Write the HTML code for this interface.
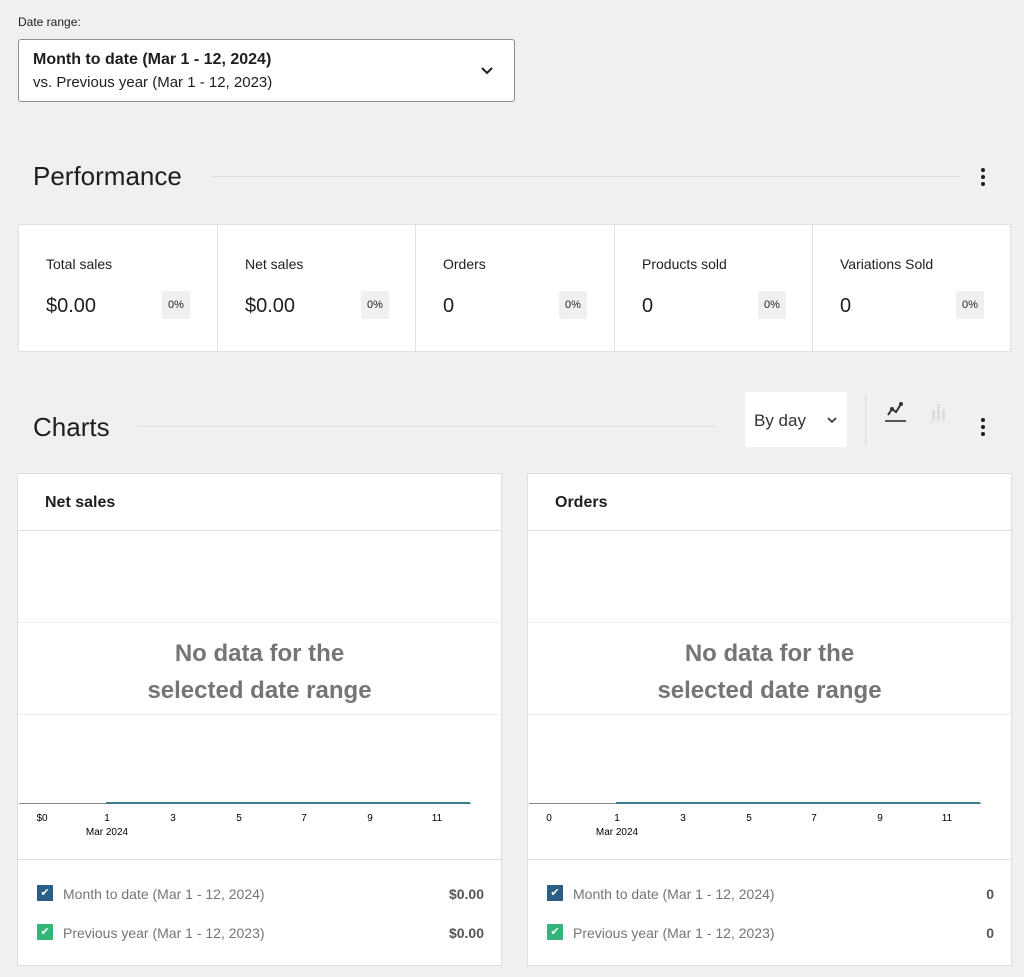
<!DOCTYPE html>
<html><head><style>
body{margin:0;width:1024px;height:977px;background:#f0f0f0;font-family:"Liberation Sans",sans-serif;position:relative;overflow:hidden;color:#1e1e1e}
.a{position:absolute;white-space:nowrap}
.card{position:absolute;top:224px;height:128px;background:#fff;border:1px solid #e0e0e0;box-sizing:border-box}
.lab{position:absolute;left:27px;top:31px;font-size:14px;color:#1e1e1e}
.val{position:absolute;left:27px;top:70px;font-size:20px;color:#1e1e1e}
.bd{position:absolute;left:143px;top:66px;width:28px;height:28px;background:#f0f0f0;font-size:11px;line-height:28px;text-align:center;border-radius:2px}
.panel{position:absolute;top:473px;width:485px;height:493px;background:#fff;border:1px solid #ddd;box-sizing:border-box}
.ph{position:absolute;left:0;right:0;top:0;height:56px;border-bottom:1px solid #e0e0e0}
.ph span{position:absolute;left:27px;top:20px;font-size:16px;font-weight:bold}
.g{position:absolute;left:0;right:0;height:1px;background:#eee}
.nd{position:absolute;left:0;right:0;top:161px;text-align:center;font-size:24px;font-weight:bold;color:#757575;line-height:37px}
.tk{position:absolute;top:339px;font-size:10px;color:#000;transform:translateX(-50%)}
.cb{position:absolute;left:19px;width:16px;height:16px;color:#fff;font-size:11px;text-align:center;line-height:16px}
.lt{position:absolute;left:45px;font-size:14px;color:#757575}
.lv{position:absolute;right:17px;font-size:14px;font-weight:bold;color:#555}
</style></head><body>
<div class="a" style="left:18px;top:15px;font-size:12px">Date range:</div>
<div class="a" style="left:18px;top:39px;width:497px;height:63px;background:#fff;border:1px solid #8c8f94;border-radius:3px;box-sizing:border-box">
<div class="a" style="left:14px;top:11px;font-size:16px;font-weight:bold">Month to date (Mar 1 - 12, 2024)</div>
<div class="a" style="left:14px;top:34px;font-size:15px">vs. Previous year (Mar 1 - 12, 2023)</div>
<svg class="a" style="left:460px;top:23px" width="16" height="16"><path d="M3 5l5 5 5-5" stroke="#1e1e1e" stroke-width="2" fill="none"/></svg>
</div>
<div class="a" style="left:33px;top:161px;font-size:26px">Performance</div>
<div class="a" style="left:212px;top:176px;width:748px;height:1px;background:#ddd"></div>
<svg class="a" style="left:979px;top:166px" width="8" height="22"><circle cx="4" cy="4" r="2" fill="#1e1e1e"/><circle cx="4" cy="11" r="2" fill="#1e1e1e"/><circle cx="4" cy="18" r="2" fill="#1e1e1e"/></svg>

<div class="card" style="left:18px;width:200px"><div class="lab">Total sales</div><div class="val">$0.00</div><div class="bd">0%</div></div>
<div class="card" style="left:217px;width:199px"><div class="lab">Net sales</div><div class="val">$0.00</div><div class="bd">0%</div></div>
<div class="card" style="left:415px;width:200px"><div class="lab">Orders</div><div class="val">0</div><div class="bd">0%</div></div>
<div class="card" style="left:614px;width:199px"><div class="lab">Products sold</div><div class="val">0</div><div class="bd">0%</div></div>
<div class="card" style="left:812px;width:199px"><div class="lab">Variations Sold</div><div class="val">0</div><div class="bd">0%</div></div>

<div class="a" style="left:33px;top:412px;font-size:26px">Charts</div>
<div class="a" style="left:137px;top:426px;width:579px;height:1px;background:#ddd"></div>
<div class="a" style="left:745px;top:392px;width:102px;height:55px;background:#fff;border-radius:2px">
<div class="a" style="left:9px;top:19px;font-size:17px;color:#333">By day</div>
<svg class="a" style="left:82px;top:24px" width="10" height="8"><path d="M1 2l4 4 4-4" stroke="#333" stroke-width="1.6" fill="none"/></svg></div>
<div class="a" style="left:865px;top:393px;width:1px;height:54px;background:#ddd"></div>
<svg class="a" style="left:884px;top:400px" width="24" height="24"><path d="M4 15l4-6 4 3 5-8" stroke="#333" stroke-width="2" fill="none"/><circle cx="8" cy="9" r="2" fill="#333"/><circle cx="17" cy="4" r="2" fill="#333"/><rect x="1" y="20" width="21" height="2" fill="#555"/></svg>
<svg class="a" style="left:929px;top:400px" width="24" height="24"><rect x="3" y="10" width="3" height="10" fill="#ddd"/><rect x="8" y="4" width="3" height="16" fill="#ddd"/><rect x="13" y="9" width="3" height="11" fill="#ddd"/><rect x="1" y="21" width="21" height="1" fill="#e5e5e5"/></svg>
<svg class="a" style="left:979px;top:416px" width="8" height="22"><circle cx="4" cy="4" r="2" fill="#1e1e1e"/><circle cx="4" cy="11" r="2" fill="#1e1e1e"/><circle cx="4" cy="18" r="2" fill="#1e1e1e"/></svg>

<div class="panel" style="left:17px">
<div class="ph"><span>Net sales</span></div>
<div class="g" style="top:148px"></div><div class="g" style="top:240px"></div>
<div class="nd">No data for the<br>selected date range</div>
<div class="a" style="left:1px;top:329px;width:452px;height:1px;background:#888"></div>
<div class="a" style="left:88px;top:328px;width:364px;height:2px;background:#3c7d8c"></div>
<div class="tk" style="left:24px">$0</div>
<div class="tk" style="left:89px">1</div><div class="tk" style="left:155px">3</div><div class="tk" style="left:221px">5</div><div class="tk" style="left:286px">7</div><div class="tk" style="left:352px">9</div><div class="tk" style="left:419px">11</div>
<div class="tk" style="left:89px;top:353px">Mar 2024</div>
<div class="g" style="top:385px;background:#ddd"></div>
<div class="cb" style="top:411px;background:#2c5f86">✔</div><div class="lt" style="top:412px">Month to date (Mar 1 - 12, 2024)</div><div class="lv" style="top:412px">$0.00</div>
<div class="cb" style="top:450px;background:#33b57a">✔</div><div class="lt" style="top:451px">Previous year (Mar 1 - 12, 2023)</div><div class="lv" style="top:451px">$0.00</div>
</div>

<div class="panel" style="left:527px">
<div class="ph"><span>Orders</span></div>
<div class="g" style="top:148px"></div><div class="g" style="top:240px"></div>
<div class="nd">No data for the<br>selected date range</div>
<div class="a" style="left:1px;top:329px;width:452px;height:1px;background:#888"></div>
<div class="a" style="left:88px;top:328px;width:364px;height:2px;background:#3c7d8c"></div>
<div class="tk" style="left:21px">0</div>
<div class="tk" style="left:89px">1</div><div class="tk" style="left:155px">3</div><div class="tk" style="left:221px">5</div><div class="tk" style="left:286px">7</div><div class="tk" style="left:352px">9</div><div class="tk" style="left:419px">11</div>
<div class="tk" style="left:89px;top:353px">Mar 2024</div>
<div class="g" style="top:385px;background:#ddd"></div>
<div class="cb" style="top:411px;background:#2c5f86">✔</div><div class="lt" style="top:412px">Month to date (Mar 1 - 12, 2024)</div><div class="lv" style="top:412px">0</div>
<div class="cb" style="top:450px;background:#33b57a">✔</div><div class="lt" style="top:451px">Previous year (Mar 1 - 12, 2023)</div><div class="lv" style="top:451px">0</div>
</div>
</body></html>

------------------------------

# Required task:
Reproduce the listing above exactly, excluding all pictures.

# Right answer:
Write the HTML code for this interface.
<!DOCTYPE html>
<html><head><style>
body{margin:0;width:1024px;height:977px;background:#f0f0f0;font-family:"Liberation Sans",sans-serif;position:relative;overflow:hidden;color:#1e1e1e}
.a{position:absolute;white-space:nowrap}
.card{position:absolute;top:224px;height:128px;background:#fff;border:1px solid #e0e0e0;box-sizing:border-box}
.lab{position:absolute;left:27px;top:31px;font-size:14px;color:#1e1e1e}
.val{position:absolute;left:27px;top:70px;font-size:20px;color:#1e1e1e}
.bd{position:absolute;left:143px;top:66px;width:28px;height:28px;background:#f0f0f0;font-size:11px;line-height:28px;text-align:center;border-radius:2px}
.panel{position:absolute;top:473px;width:485px;height:493px;background:#fff;border:1px solid #ddd;box-sizing:border-box}
.ph{position:absolute;left:0;right:0;top:0;height:56px;border-bottom:1px solid #e0e0e0}
.ph span{position:absolute;left:27px;top:20px;font-size:16px;font-weight:bold}
.g{position:absolute;left:0;right:0;height:1px;background:#eee}
.nd{position:absolute;left:0;right:0;top:161px;text-align:center;font-size:24px;font-weight:bold;color:#757575;line-height:37px}
.tk{position:absolute;top:339px;font-size:10px;color:#000;transform:translateX(-50%)}
.cb{position:absolute;left:19px;width:16px;height:16px;color:#fff;font-size:11px;text-align:center;line-height:16px}
.lt{position:absolute;left:45px;font-size:14px;color:#757575}
.lv{position:absolute;right:17px;font-size:14px;font-weight:bold;color:#555}
</style></head><body>
<div class="a" style="left:18px;top:15px;font-size:12px">Date range:</div>
<div class="a" style="left:18px;top:39px;width:497px;height:63px;background:#fff;border:1px solid #8c8f94;border-radius:3px;box-sizing:border-box">
<div class="a" style="left:14px;top:11px;font-size:16px;font-weight:bold">Month to date (Mar 1 - 12, 2024)</div>
<div class="a" style="left:14px;top:34px;font-size:15px">vs. Previous year (Mar 1 - 12, 2023)</div>
<svg class="a" style="left:460px;top:23px" width="16" height="16"><path d="M3 5l5 5 5-5" stroke="#1e1e1e" stroke-width="2" fill="none"/></svg>
</div>
<div class="a" style="left:33px;top:161px;font-size:26px">Performance</div>
<div class="a" style="left:212px;top:176px;width:748px;height:1px;background:#ddd"></div>
<svg class="a" style="left:979px;top:166px" width="8" height="22"><circle cx="4" cy="4" r="2" fill="#1e1e1e"/><circle cx="4" cy="11" r="2" fill="#1e1e1e"/><circle cx="4" cy="18" r="2" fill="#1e1e1e"/></svg>

<div class="card" style="left:18px;width:200px"><div class="lab">Total sales</div><div class="val">$0.00</div><div class="bd">0%</div></div>
<div class="card" style="left:217px;width:199px"><div class="lab">Net sales</div><div class="val">$0.00</div><div class="bd">0%</div></div>
<div class="card" style="left:415px;width:200px"><div class="lab">Orders</div><div class="val">0</div><div class="bd">0%</div></div>
<div class="card" style="left:614px;width:199px"><div class="lab">Products sold</div><div class="val">0</div><div class="bd">0%</div></div>
<div class="card" style="left:812px;width:199px"><div class="lab">Variations Sold</div><div class="val">0</div><div class="bd">0%</div></div>

<div class="a" style="left:33px;top:412px;font-size:26px">Charts</div>
<div class="a" style="left:137px;top:426px;width:579px;height:1px;background:#ddd"></div>
<div class="a" style="left:745px;top:392px;width:102px;height:55px;background:#fff;border-radius:2px">
<div class="a" style="left:9px;top:19px;font-size:17px;color:#333">By day</div>
<svg class="a" style="left:82px;top:24px" width="10" height="8"><path d="M1 2l4 4 4-4" stroke="#333" stroke-width="1.6" fill="none"/></svg></div>
<div class="a" style="left:865px;top:393px;width:1px;height:54px;background:#ddd"></div>
<svg class="a" style="left:884px;top:400px" width="24" height="24"><path d="M4 15l4-6 4 3 5-8" stroke="#333" stroke-width="2" fill="none"/><circle cx="8" cy="9" r="2" fill="#333"/><circle cx="17" cy="4" r="2" fill="#333"/><rect x="1" y="20" width="21" height="2" fill="#555"/></svg>
<svg class="a" style="left:929px;top:400px" width="24" height="24"><rect x="3" y="10" width="3" height="10" fill="#ddd"/><rect x="8" y="4" width="3" height="16" fill="#ddd"/><rect x="13" y="9" width="3" height="11" fill="#ddd"/><rect x="1" y="21" width="21" height="1" fill="#e5e5e5"/></svg>
<svg class="a" style="left:979px;top:416px" width="8" height="22"><circle cx="4" cy="4" r="2" fill="#1e1e1e"/><circle cx="4" cy="11" r="2" fill="#1e1e1e"/><circle cx="4" cy="18" r="2" fill="#1e1e1e"/></svg>

<div class="panel" style="left:17px">
<div class="ph"><span>Net sales</span></div>
<div class="g" style="top:148px"></div><div class="g" style="top:240px"></div>
<div class="nd">No data for the<br>selected date range</div>
<div class="a" style="left:1px;top:329px;width:452px;height:1px;background:#888"></div>
<div class="a" style="left:88px;top:328px;width:364px;height:2px;background:#3c7d8c"></div>
<div class="tk" style="left:24px">$0</div>
<div class="tk" style="left:89px">1</div><div class="tk" style="left:155px">3</div><div class="tk" style="left:221px">5</div><div class="tk" style="left:286px">7</div><div class="tk" style="left:352px">9</div><div class="tk" style="left:419px">11</div>
<div class="tk" style="left:89px;top:353px">Mar 2024</div>
<div class="g" style="top:385px;background:#ddd"></div>
<div class="cb" style="top:411px;background:#2c5f86">✔</div><div class="lt" style="top:412px">Month to date (Mar 1 - 12, 2024)</div><div class="lv" style="top:412px">$0.00</div>
<div class="cb" style="top:450px;background:#33b57a">✔</div><div class="lt" style="top:451px">Previous year (Mar 1 - 12, 2023)</div><div class="lv" style="top:451px">$0.00</div>
</div>

<div class="panel" style="left:527px">
<div class="ph"><span>Orders</span></div>
<div class="g" style="top:148px"></div><div class="g" style="top:240px"></div>
<div class="nd">No data for the<br>selected date range</div>
<div class="a" style="left:1px;top:329px;width:452px;height:1px;background:#888"></div>
<div class="a" style="left:88px;top:328px;width:364px;height:2px;background:#3c7d8c"></div>
<div class="tk" style="left:21px">0</div>
<div class="tk" style="left:89px">1</div><div class="tk" style="left:155px">3</div><div class="tk" style="left:221px">5</div><div class="tk" style="left:286px">7</div><div class="tk" style="left:352px">9</div><div class="tk" style="left:419px">11</div>
<div class="tk" style="left:89px;top:353px">Mar 2024</div>
<div class="g" style="top:385px;background:#ddd"></div>
<div class="cb" style="top:411px;background:#2c5f86">✔</div><div class="lt" style="top:412px">Month to date (Mar 1 - 12, 2024)</div><div class="lv" style="top:412px">0</div>
<div class="cb" style="top:450px;background:#33b57a">✔</div><div class="lt" style="top:451px">Previous year (Mar 1 - 12, 2023)</div><div class="lv" style="top:451px">0</div>
</div>
</body></html>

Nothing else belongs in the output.